4. Finally, prayer is more precious than life.
Just think of it. Daniel knew that the penalty for praying would be the lion’s den. I don’t think Daniel knew that he would be delivered any more than Shadrach, Meshach and Abednego knew it as they stood before the fiery furnace and said, “If God does not deliver us, be it known to you, we will not serve your gods” (Daniel 3:18).
This must mean that prayer is more important than life. Daniel would rather pray than save his life. Not praying was a worse prospect to Daniel than being eaten by lions. That is a radical commitment to prayer. Just think of it. Can you say with Daniel: “You will have to take my life before you take my prayer”?
Prayer week is a time for spiritual soul-searching. I call you to fasting and to prayer. I call you to search your heart and see if God has something new for you in 1992. Please, for your own sense of spiritual life and reality and power, don’t let this week of prayer be like all the others. Step back. Give yourself to fasting. Seek the Lord.
Legalism is not attacking the American church today in the form of spiritual discipline. Not by a long shot! That is not our besetting danger. I think the most distinctive form of legalism (not the only one) in our day is almost exactly the opposite, with two sides to the coin. ↩
One side is a fear of anything remotely resembling the biblical concept of discipline implied in phrases like “train yourself in godliness” (1 Timothy 4:7) or “strive to enter by the narrow gate” (Luke 13:24) or “take up your cross daily” (Luke 9:23) or “work out your salvation with fear and trembling” (Philippians 2:13) or “I pommel my body and subdue it” (1 Corinthians 9:27) or “If your right eye offends you pluck it out” (Matthew 5:29) or “strive together with me in your prayers” (Romans 15:30). That whole reality of Christian discipline, that has marked the greatest saints for 1900 years, is feared today in the new legalism.

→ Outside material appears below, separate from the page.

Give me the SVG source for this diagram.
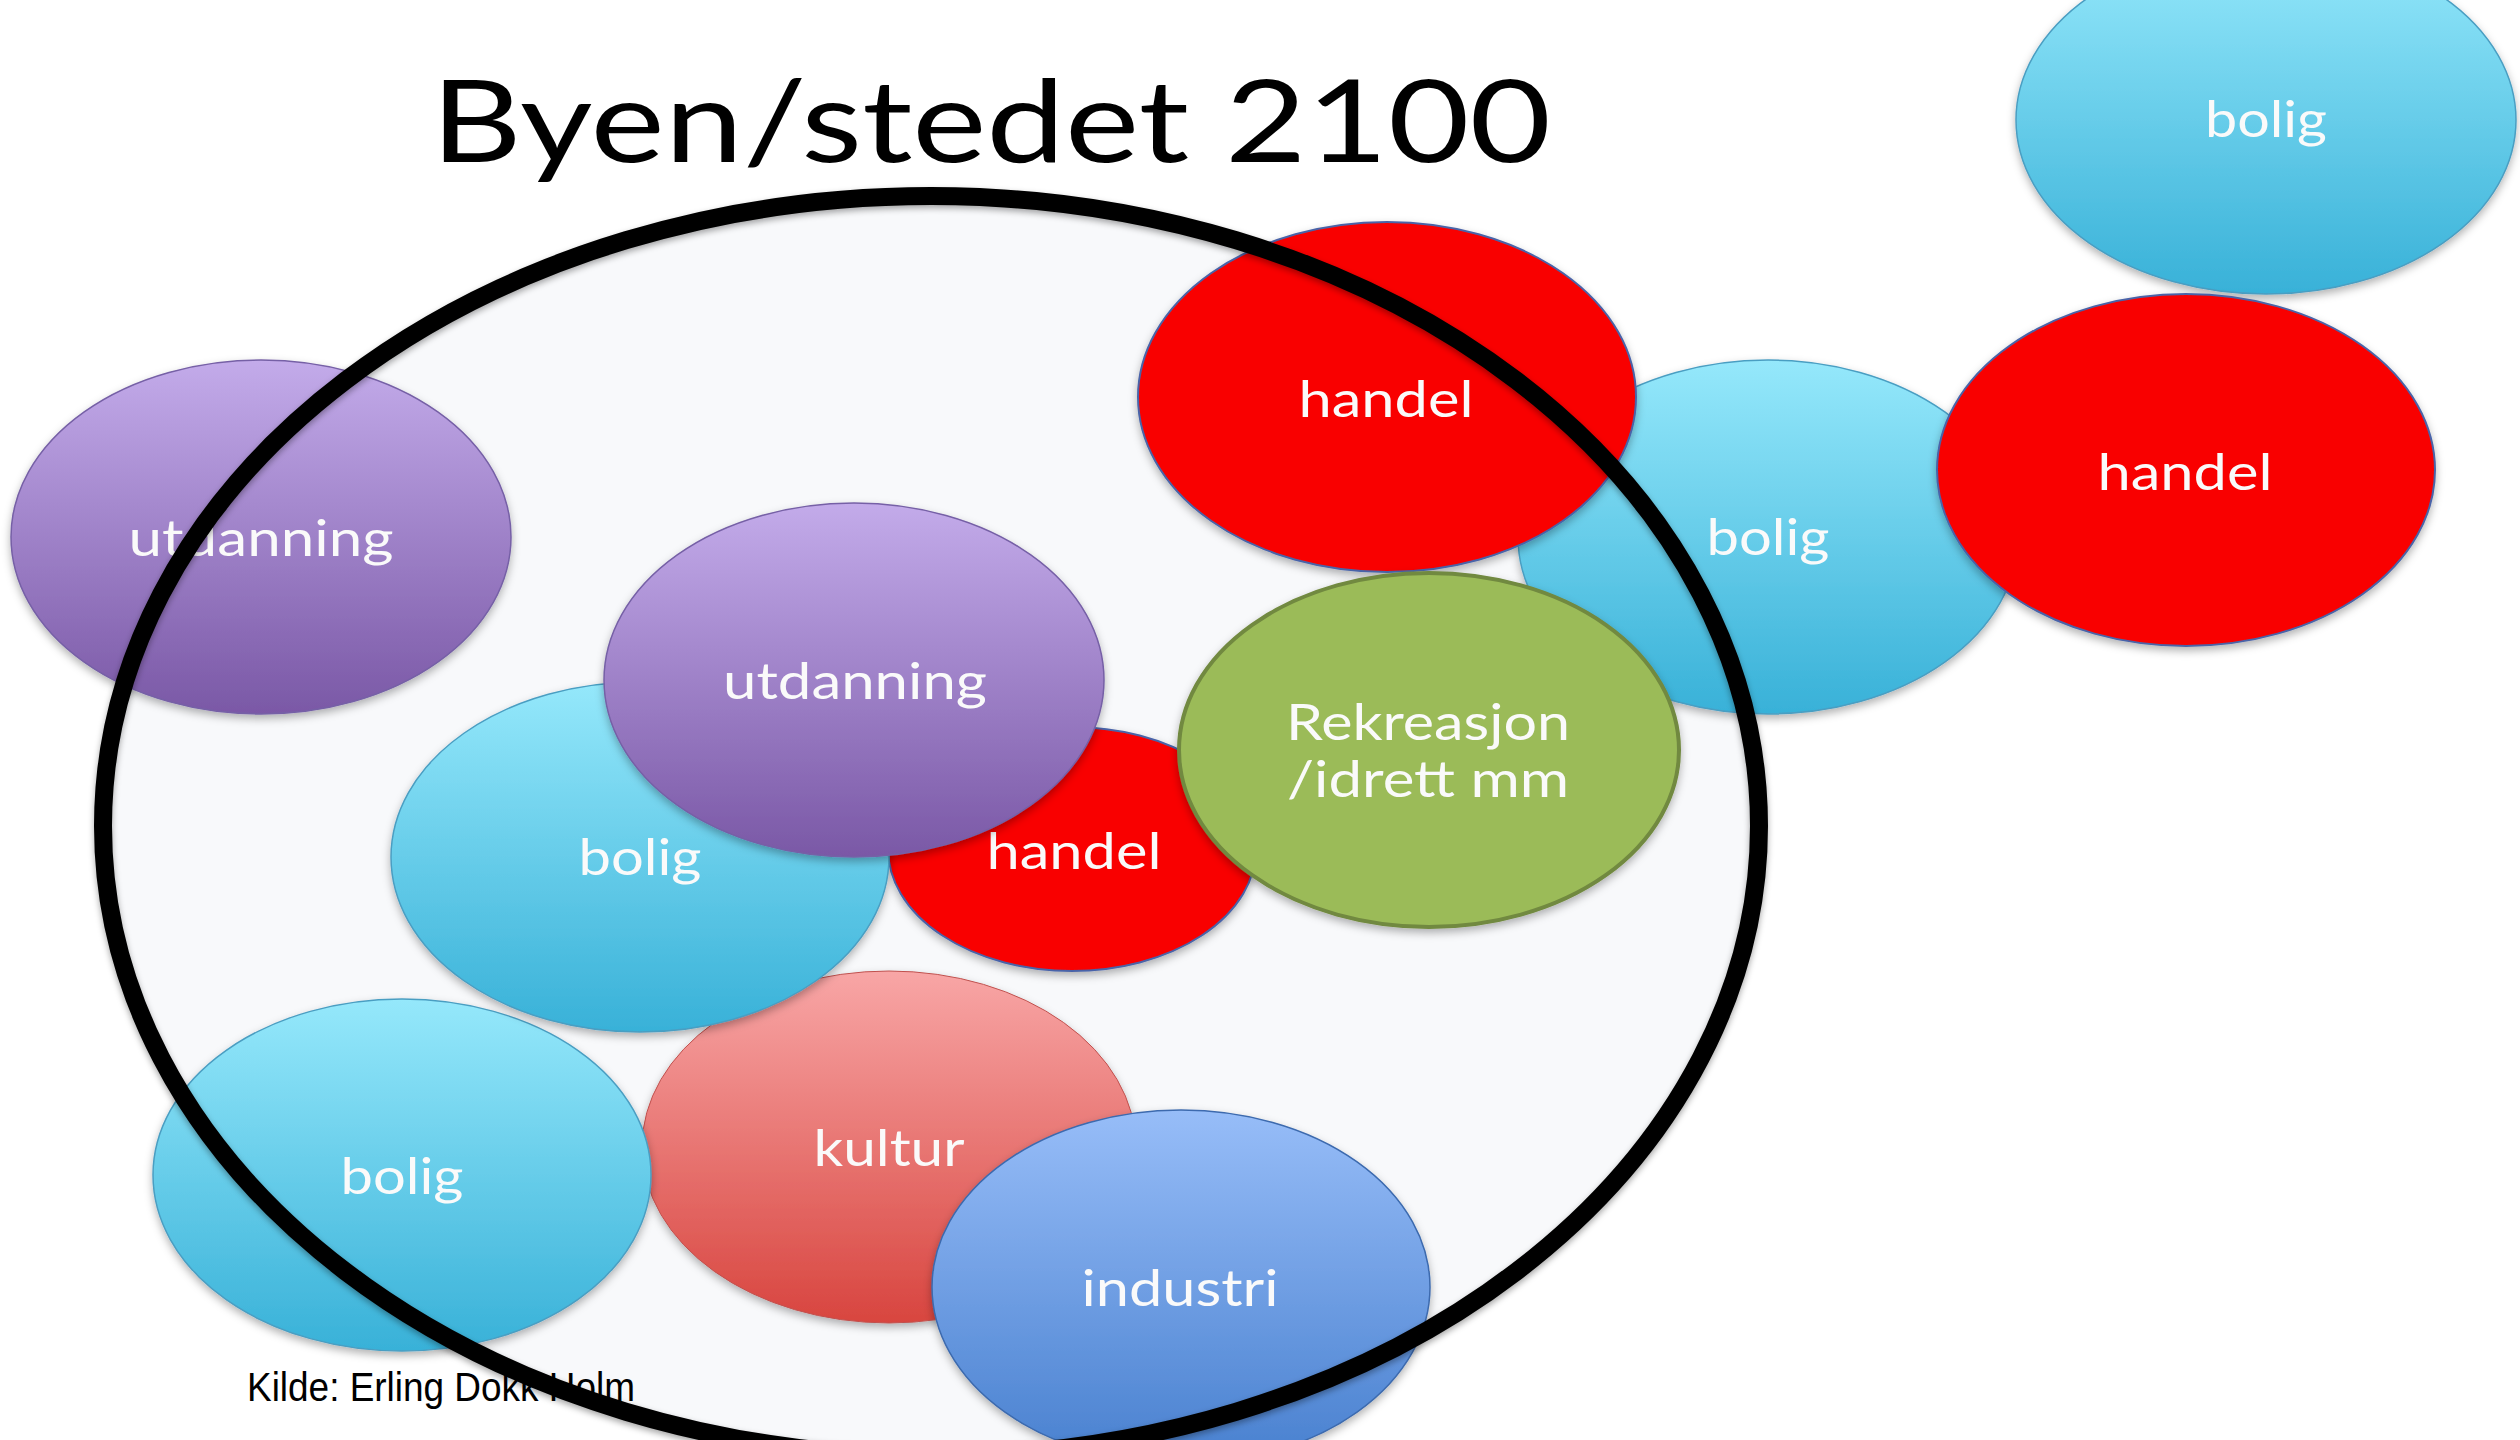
<svg xmlns="http://www.w3.org/2000/svg" width="2520" height="1440" viewBox="0 0 2520 1440">
<defs>
<linearGradient id="gBlue" x1="0" y1="0" x2="0" y2="1"><stop offset="0" stop-color="#95e8fb"/><stop offset="1" stop-color="#38b1d8"/></linearGradient>
<linearGradient id="gPurple" x1="0" y1="0" x2="0" y2="1"><stop offset="0" stop-color="#c3abea"/><stop offset="1" stop-color="#7a58a6"/></linearGradient>
<linearGradient id="gPink" x1="0" y1="0" x2="0" y2="1"><stop offset="0" stop-color="#f8a6a6"/><stop offset="1" stop-color="#d8453f"/></linearGradient>
<linearGradient id="gInd" x1="0" y1="0" x2="0" y2="1"><stop offset="0" stop-color="#97bdf8"/><stop offset="1" stop-color="#4880cf"/></linearGradient>
<filter id="sh" x="-10%" y="-10%" width="120%" height="125%"><feDropShadow dx="0" dy="4" stdDeviation="4" flood-color="#000" flood-opacity="0.3"/></filter>
<filter id="sh2" x="-5%" y="-5%" width="110%" height="110%"><feDropShadow dx="0" dy="3" stdDeviation="3" flood-color="#000" flood-opacity="0.35"/></filter>
</defs>
<style>
.lbl{font-family:Lato,"Open Sans",sans-serif;font-size:50px;fill:#fafafa;text-anchor:middle}
.blue{fill:url(#gBlue);stroke:#4a9ec2;stroke-width:1.5}
.purple{fill:url(#gPurple);stroke:#7660a6;stroke-width:1.5}
.red{fill:#f90000;stroke:#4a64a8;stroke-width:2}
.green{fill:#9bbb59;stroke:#71893f;stroke-width:4}
.pink{fill:url(#gPink);stroke:#c0504d;stroke-width:1}
.ind{fill:url(#gInd);stroke:#3c6aae;stroke-width:1.5}
.node{filter:url(#sh)}
</style>
<rect width="2520" height="1440" fill="#ffffff"/>
<text x="431" y="162" font-family="Lato,'Open Sans',sans-serif" font-size="114" fill="#000000" textLength="1120" lengthAdjust="spacingAndGlyphs">Byen/stedet 2100</text>
<ellipse id="city-fill" cx="931" cy="826" rx="828" ry="630" fill="#f8f9fb"/>
<g id="utdanning-left" class="node"><ellipse class="purple" cx="261" cy="537" rx="250" ry="177"/><text class="lbl" x="261" y="556" textLength="265" lengthAdjust="spacingAndGlyphs">utdanning</text></g>
<g id="bolig-topright" class="node"><ellipse class="blue" cx="2266" cy="120" rx="250" ry="174"/><text class="lbl" x="2266" y="137" textLength="122" lengthAdjust="spacingAndGlyphs">bolig</text></g>
<g id="bolig-midright" class="node"><ellipse class="blue" cx="1768" cy="537" rx="250" ry="177"/><text class="lbl" x="1768" y="555" textLength="123" lengthAdjust="spacingAndGlyphs">bolig</text></g>
<g id="handel-right" class="node"><ellipse class="red" cx="2186" cy="470" rx="249" ry="176"/><text class="lbl" x="2185" y="490" textLength="175" lengthAdjust="spacingAndGlyphs">handel</text></g>
<g id="handel-top" class="node"><ellipse class="red" cx="1387" cy="397" rx="249" ry="175"/><text class="lbl" x="1386" y="417" textLength="175" lengthAdjust="spacingAndGlyphs">handel</text></g>
<g id="kultur" class="node"><ellipse class="pink" cx="889" cy="1147" rx="247" ry="176"/><text class="lbl" x="889" y="1166" textLength="151" lengthAdjust="spacingAndGlyphs">kultur</text></g>
<g id="bolig-bottomleft" class="node"><ellipse class="blue" cx="402" cy="1175" rx="249" ry="176"/><text class="lbl" x="402" y="1194" textLength="123" lengthAdjust="spacingAndGlyphs">bolig</text></g>
<g id="handel-small" class="node"><ellipse class="red" cx="1072" cy="849" rx="184" ry="122"/><text class="lbl" x="1074" y="869" textLength="175" lengthAdjust="spacingAndGlyphs">handel</text></g>
<g id="bolig-center" class="node"><ellipse class="blue" cx="640" cy="857" rx="249" ry="175"/><text class="lbl" x="640" y="875" textLength="123" lengthAdjust="spacingAndGlyphs">bolig</text></g>
<g id="utdanning-mid" class="node"><ellipse class="purple" cx="854" cy="680" rx="250" ry="177"/><text class="lbl" x="855" y="699" textLength="264" lengthAdjust="spacingAndGlyphs">utdanning</text></g>
<g id="rekreasjon" class="node"><ellipse class="green" cx="1429" cy="750" rx="250" ry="177"/><text class="lbl" x="1428" y="740" textLength="284" lengthAdjust="spacingAndGlyphs">Rekreasjon</text><text class="lbl" x="1428" y="797" textLength="282" lengthAdjust="spacingAndGlyphs">/idrett mm</text></g>
<g id="industri" class="node"><ellipse class="ind" cx="1181" cy="1287" rx="249" ry="177"/><text class="lbl" x="1180" y="1306" textLength="197" lengthAdjust="spacingAndGlyphs">industri</text></g>
<text id="kilde" x="247" y="1401" font-family="'Liberation Sans',Arial,sans-serif" font-size="40" fill="#000000" textLength="388" lengthAdjust="spacingAndGlyphs">Kilde: Erling Dokk Holm</text>
<g id="connectors">
<ellipse id="city-outline" cx="931" cy="826" rx="828" ry="630" fill="none" stroke="#000000" stroke-width="18" filter="url(#sh2)"/>
</g>
</svg>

The other side of the coin is the emergence today of what you might call psychologically correct speech. If you don’t use a certain language to describe morality and ethics and duty and God’s commandments that is “psychologically correct”, then you are defective as a Christian people helper. In place of the old list of taboos there is now a new list of taboos: words like “ought” and “should” and “must” dare not (read: should not) be used. And warnings like “those who do such things shall not enter the kingdom of God” (Galatians 5:21), and “if you live according to the flesh you will die” (Romans 8:13) are banned. They are simply not “psychologically correct” ways of dealing with reality.
If there is a creeping legalism in American evangelicalism I think it's this, and not the discipline of Daniel’s praying three times a day. And I urge you to consider whether some of our weakness in the cushy, self-indulgent, meet-my-need American Christianity is owing not mainly to our bondage to lifeless lists of dos and don’ts, but to our loss of biblical discipline. Consider Daniel as you ponder the way you want to pray in 1992.